Samstag, 2. April 2011

Immer nur lächeln

Zwei Silberzungen haben den China-Trip unseres Außenministers Guido Westerwelle herzlich begrüßt und ihn gerechtfertigt: der Architekt Meinhard von Gerkan und der Generaldirektor der Dresdener Staatlichen Kunstsammlungen Martin Roth. Überraschen kann der Beistand nicht. Der eine, Gerkan, hat seit 2005 das Pekinger Nationalmuseum am Platz des Himmlischen Friedens mit einem Etat von etwa 260 Millionen Euro atemberaubend saniert; der andere, Roth, hat es jetzt zur Eröffnung mit Kunst der europäischen Aufklärung gefüllt, was sicherlich preiswerter kam, aber mit mit ein paar Groschen ebenfalls nicht zu finanzieren war. Beide, Gerkan und Roth, scheinen in ihrem Unterfangen – Arm in Arm mit dem politischen Spiritus rector Guido Westerwelle – soetwas wie die List als historische Tat zu sehen. Konfrontieren die Deutschen nun etwa nicht die lächelnd auf ihre unerbittliche Staatsraison pochenden Chinesen mitten in Peking mit der ebenfalls lächelnd vorgetragenen Überzeugung, dass Freiheit und Menschenrechte der Menschheit förderlich seien. – Wirklich?

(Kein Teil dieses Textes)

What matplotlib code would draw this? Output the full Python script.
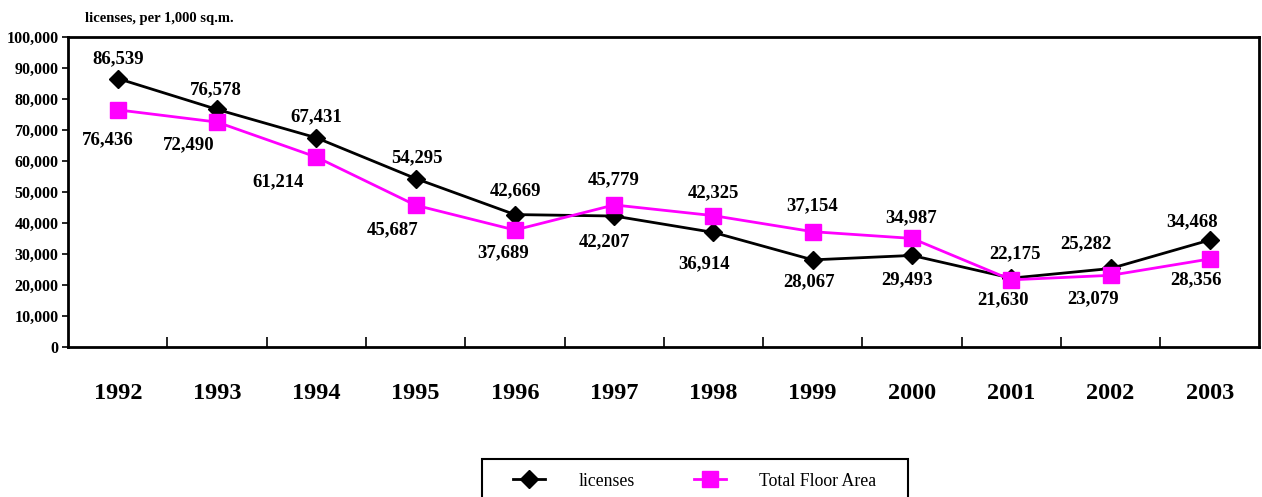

Gerkan hat das Gebäude am Tian'anmen-Platz im Laufe von sechs Jahren so hergerichtet, dass allein in die Eingangshalle des nunmehr größten Museums der Welt 20.000 – in Worten: zwanzigtausend Besucher strömen können, ohne einander auf die Füße zu treten. Angesichts dieses Gigantismus verblassen postum alle Träume Albert Speers, der dem NS-Reich und seinem weiland-Führer zu ihrem ewigen Ruhm überdimensionale Gemäuer errichten wollte. Martin Roth aber täuscht eine Kunst vor, die es nie gab.
Denn: Die Köpfe der Aufklärung  hatten mit der Kunst quasi von Haus aus ihre Schwierigkeiten - man lese nach in Diderots Encyclopédie. Sie setzten auf Verstand und Vernunft, die Kunst war und blieb unberechenbar. Erst spielte sie sich vom Barock ins Rokoko hinüber, dann entwarf sie klassische Konzepte. Ob die Künstler nun wie Schiller Freiheit einforderten oder im Zweifelsfall doch lieber für die Ordnung votierten wie Goethe - es war und blieb auch bei heftigstem Nachdenken eine irrationale oder jedenfalls eine nicht oder nur schwer durchschaubare Entscheidung des Künstlers. In der Welt der Bilder aber trafen sich Denken und Kunst erst, als Jacques-Louis David den zum Kaiser der Franzosen aufgestiegenen Bezwinger der französischen Revolution Napoleon Bonaparte auf levadierendem Schimmel malte und der Philosoph Hegel die imponierende Gestalt als Weltgeist zu Pferde pries. Da lag die Aufklärung, politisch betrachtet, schon in den letzten Zügen.
Natürlich weiß Martin Roth, was er tut, und Meinhard von Gerkan wird es auch wissen. Aber Guido Westerwelle, der es vielleicht nicht wusste, hat ihnen schöne Augen gemacht, und sie sind der Aussicht erlegen, aus dem Vollen schöpfen zu können.
Was zählt dagegen schon ein bisschen Geschichtsklitterei?
Ps: BILD war dabei und weiß von einem Eklat zu berichten: „ Ausgerechnet am Tag, als der deutsche Außenminister Guido Westerwelle (FDP) mit seinem Lebenspartner Michael Mronz in China landete, hat die Polizei die erste Mr.-Gay-Wahl in Peking, einen Schönheitswettbewerb von Homosexuellen, gesprengt. Nur eine Stunde vor Beginn der Veranstaltung platzten die Beamten in den Lan-Club im Pekinger Norden und stoppten die Vorbereitungen für den groß angekündigten Event. Offizieller Grund: eine fehlende behördliche Genehmigung für die geplante Bühnenshow...“ 
Es war nicht der erste Ärger, den Westerwelle herunterschlucken musste, wenn er nicht auf den Hacken kehrt machen wollte. Hatten doch die Chinesen dem kritischen Sinologen Tilman Spengler, der in der Entourage des deutschen Außenministers mitreisen sollte, dass Visum verweigert.
Nur soviel zum Lächeln der Chinesen und zum Lächeln ihrer Gäste.